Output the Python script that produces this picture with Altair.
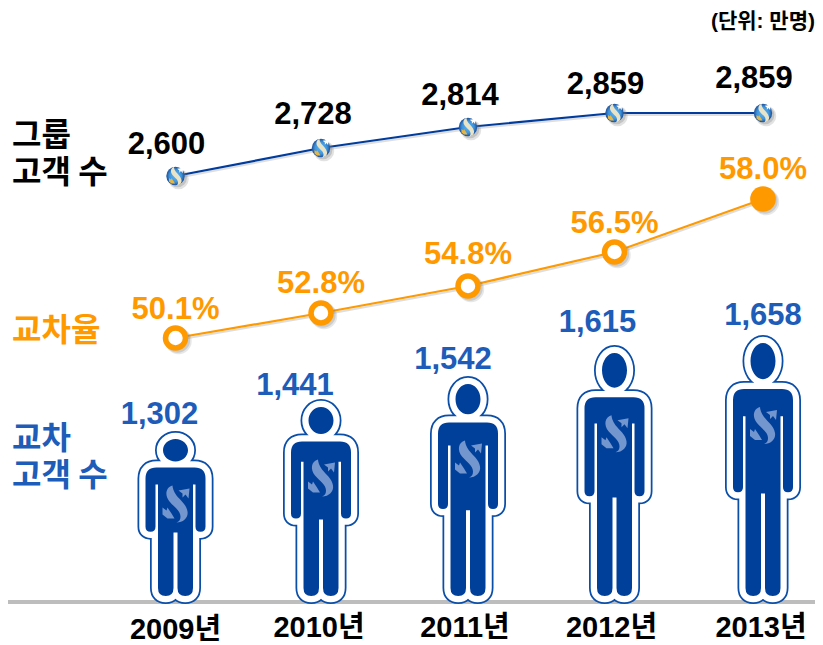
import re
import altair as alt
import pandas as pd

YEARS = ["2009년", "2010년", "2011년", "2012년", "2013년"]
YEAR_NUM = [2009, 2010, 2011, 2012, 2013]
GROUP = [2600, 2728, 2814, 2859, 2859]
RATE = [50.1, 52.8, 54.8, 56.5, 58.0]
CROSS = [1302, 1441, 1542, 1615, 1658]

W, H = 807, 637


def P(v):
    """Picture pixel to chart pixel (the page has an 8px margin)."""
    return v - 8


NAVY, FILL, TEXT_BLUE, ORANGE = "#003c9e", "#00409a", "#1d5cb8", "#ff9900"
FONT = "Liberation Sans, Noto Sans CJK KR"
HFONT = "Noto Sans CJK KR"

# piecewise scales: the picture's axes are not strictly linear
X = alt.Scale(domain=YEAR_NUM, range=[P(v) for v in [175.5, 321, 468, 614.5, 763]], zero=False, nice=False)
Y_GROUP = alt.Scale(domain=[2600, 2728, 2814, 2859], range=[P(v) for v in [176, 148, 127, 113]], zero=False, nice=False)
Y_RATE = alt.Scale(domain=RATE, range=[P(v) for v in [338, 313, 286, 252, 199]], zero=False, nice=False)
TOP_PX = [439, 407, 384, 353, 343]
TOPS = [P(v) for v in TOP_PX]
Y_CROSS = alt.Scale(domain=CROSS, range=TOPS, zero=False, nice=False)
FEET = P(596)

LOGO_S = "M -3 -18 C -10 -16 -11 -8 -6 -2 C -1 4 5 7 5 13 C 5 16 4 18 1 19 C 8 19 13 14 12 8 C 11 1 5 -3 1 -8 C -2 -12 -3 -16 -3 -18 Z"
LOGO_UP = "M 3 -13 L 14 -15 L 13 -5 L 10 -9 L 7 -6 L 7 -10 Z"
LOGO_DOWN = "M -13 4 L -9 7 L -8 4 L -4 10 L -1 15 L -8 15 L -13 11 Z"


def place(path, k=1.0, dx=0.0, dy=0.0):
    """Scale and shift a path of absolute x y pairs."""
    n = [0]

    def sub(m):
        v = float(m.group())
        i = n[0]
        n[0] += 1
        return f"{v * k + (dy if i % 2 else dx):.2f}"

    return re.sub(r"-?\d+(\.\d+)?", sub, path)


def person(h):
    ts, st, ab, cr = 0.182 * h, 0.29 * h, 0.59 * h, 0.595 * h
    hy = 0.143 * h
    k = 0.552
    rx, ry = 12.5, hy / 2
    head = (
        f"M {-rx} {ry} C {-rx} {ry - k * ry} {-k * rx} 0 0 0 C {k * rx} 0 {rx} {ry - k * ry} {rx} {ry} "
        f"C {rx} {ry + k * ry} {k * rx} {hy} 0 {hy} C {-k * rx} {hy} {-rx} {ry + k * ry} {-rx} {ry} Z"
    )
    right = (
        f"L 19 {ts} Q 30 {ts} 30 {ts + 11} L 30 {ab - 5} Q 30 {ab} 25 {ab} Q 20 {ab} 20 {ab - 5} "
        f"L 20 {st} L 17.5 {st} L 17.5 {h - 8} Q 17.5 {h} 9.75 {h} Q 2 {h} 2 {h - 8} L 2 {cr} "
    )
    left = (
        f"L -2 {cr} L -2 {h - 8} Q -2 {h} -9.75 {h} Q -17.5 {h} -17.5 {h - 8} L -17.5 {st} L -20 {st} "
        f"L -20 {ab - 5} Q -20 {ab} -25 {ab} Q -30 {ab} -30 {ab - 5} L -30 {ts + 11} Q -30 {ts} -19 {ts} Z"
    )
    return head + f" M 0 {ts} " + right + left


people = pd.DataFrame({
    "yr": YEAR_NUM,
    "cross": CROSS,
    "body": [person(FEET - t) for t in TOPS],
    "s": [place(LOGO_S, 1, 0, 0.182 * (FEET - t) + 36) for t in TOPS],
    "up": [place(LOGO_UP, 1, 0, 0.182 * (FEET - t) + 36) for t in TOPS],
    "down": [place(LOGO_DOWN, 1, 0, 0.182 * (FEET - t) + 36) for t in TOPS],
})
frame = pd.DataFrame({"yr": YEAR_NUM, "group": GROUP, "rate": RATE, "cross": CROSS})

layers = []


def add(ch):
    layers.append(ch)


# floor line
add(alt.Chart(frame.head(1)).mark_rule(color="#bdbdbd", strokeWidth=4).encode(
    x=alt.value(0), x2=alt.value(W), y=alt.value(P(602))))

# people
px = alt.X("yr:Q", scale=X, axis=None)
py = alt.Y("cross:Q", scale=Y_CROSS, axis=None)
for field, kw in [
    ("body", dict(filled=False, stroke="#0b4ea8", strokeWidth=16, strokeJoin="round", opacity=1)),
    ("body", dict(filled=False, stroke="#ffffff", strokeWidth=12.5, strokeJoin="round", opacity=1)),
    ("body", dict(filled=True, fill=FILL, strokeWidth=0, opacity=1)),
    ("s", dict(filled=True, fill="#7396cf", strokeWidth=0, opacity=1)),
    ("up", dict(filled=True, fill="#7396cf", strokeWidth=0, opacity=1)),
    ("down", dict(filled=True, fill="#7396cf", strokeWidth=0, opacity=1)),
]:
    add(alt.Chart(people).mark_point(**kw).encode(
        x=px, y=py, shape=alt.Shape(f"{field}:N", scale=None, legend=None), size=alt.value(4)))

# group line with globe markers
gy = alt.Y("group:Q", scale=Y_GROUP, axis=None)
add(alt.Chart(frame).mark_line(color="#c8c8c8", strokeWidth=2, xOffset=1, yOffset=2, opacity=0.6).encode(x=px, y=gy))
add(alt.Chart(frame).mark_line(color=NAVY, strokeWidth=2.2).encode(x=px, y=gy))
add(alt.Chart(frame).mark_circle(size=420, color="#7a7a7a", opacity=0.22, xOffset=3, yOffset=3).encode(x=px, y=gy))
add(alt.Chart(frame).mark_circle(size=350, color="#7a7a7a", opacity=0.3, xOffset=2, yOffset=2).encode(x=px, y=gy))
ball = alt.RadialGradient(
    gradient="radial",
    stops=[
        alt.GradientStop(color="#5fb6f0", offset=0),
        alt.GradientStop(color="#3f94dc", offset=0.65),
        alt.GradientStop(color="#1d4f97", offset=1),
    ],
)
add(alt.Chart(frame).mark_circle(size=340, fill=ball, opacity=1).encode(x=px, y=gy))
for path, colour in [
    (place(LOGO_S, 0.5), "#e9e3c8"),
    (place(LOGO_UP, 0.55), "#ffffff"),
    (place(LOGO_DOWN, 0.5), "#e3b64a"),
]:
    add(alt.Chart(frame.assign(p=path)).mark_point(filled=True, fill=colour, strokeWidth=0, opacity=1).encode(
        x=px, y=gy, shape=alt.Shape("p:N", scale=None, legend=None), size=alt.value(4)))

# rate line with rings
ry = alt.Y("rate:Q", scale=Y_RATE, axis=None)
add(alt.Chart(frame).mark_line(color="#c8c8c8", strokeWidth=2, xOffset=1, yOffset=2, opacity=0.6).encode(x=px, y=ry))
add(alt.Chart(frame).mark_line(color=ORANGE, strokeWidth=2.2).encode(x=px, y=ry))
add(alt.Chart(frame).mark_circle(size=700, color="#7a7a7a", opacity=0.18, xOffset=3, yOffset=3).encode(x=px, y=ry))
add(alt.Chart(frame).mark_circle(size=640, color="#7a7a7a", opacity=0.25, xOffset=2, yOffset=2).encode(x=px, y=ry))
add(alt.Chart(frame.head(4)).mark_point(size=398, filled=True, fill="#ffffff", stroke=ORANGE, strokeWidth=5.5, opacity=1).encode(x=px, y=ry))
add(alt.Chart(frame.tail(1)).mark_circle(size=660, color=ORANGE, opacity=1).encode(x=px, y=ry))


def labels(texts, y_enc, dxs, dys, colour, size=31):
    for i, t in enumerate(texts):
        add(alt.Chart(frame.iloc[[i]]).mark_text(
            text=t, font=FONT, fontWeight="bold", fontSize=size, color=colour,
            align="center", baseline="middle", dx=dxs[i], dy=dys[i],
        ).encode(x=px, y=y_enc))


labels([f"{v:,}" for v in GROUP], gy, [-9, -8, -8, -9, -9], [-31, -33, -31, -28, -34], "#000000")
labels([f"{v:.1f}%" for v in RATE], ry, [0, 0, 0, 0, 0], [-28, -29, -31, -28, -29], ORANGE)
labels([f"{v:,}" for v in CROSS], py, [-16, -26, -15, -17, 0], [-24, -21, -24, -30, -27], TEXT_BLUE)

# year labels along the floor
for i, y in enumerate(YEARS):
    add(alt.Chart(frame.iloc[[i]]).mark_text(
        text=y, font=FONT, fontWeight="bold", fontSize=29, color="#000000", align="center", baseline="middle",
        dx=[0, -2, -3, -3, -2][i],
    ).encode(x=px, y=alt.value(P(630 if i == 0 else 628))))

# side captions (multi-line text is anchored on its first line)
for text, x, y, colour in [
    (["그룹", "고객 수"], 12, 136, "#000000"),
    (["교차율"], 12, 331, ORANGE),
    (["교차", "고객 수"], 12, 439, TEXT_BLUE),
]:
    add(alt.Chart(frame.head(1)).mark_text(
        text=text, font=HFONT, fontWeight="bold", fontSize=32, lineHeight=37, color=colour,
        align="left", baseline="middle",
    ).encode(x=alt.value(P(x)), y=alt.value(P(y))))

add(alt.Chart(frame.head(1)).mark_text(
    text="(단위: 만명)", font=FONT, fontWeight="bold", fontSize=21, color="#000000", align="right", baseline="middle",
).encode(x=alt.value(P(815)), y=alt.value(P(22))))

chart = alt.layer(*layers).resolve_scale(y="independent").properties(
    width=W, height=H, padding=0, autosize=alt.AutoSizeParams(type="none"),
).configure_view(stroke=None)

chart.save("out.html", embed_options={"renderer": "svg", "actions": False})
● ● ● ● ●
#### The task:
Could the lines from the top of the material through the line with "import pandas as pd" be repeated exactly, pictures left out?

#### In response:
Output the Python script that produces this picture with Altair.
import re
import altair as alt
import pandas as pd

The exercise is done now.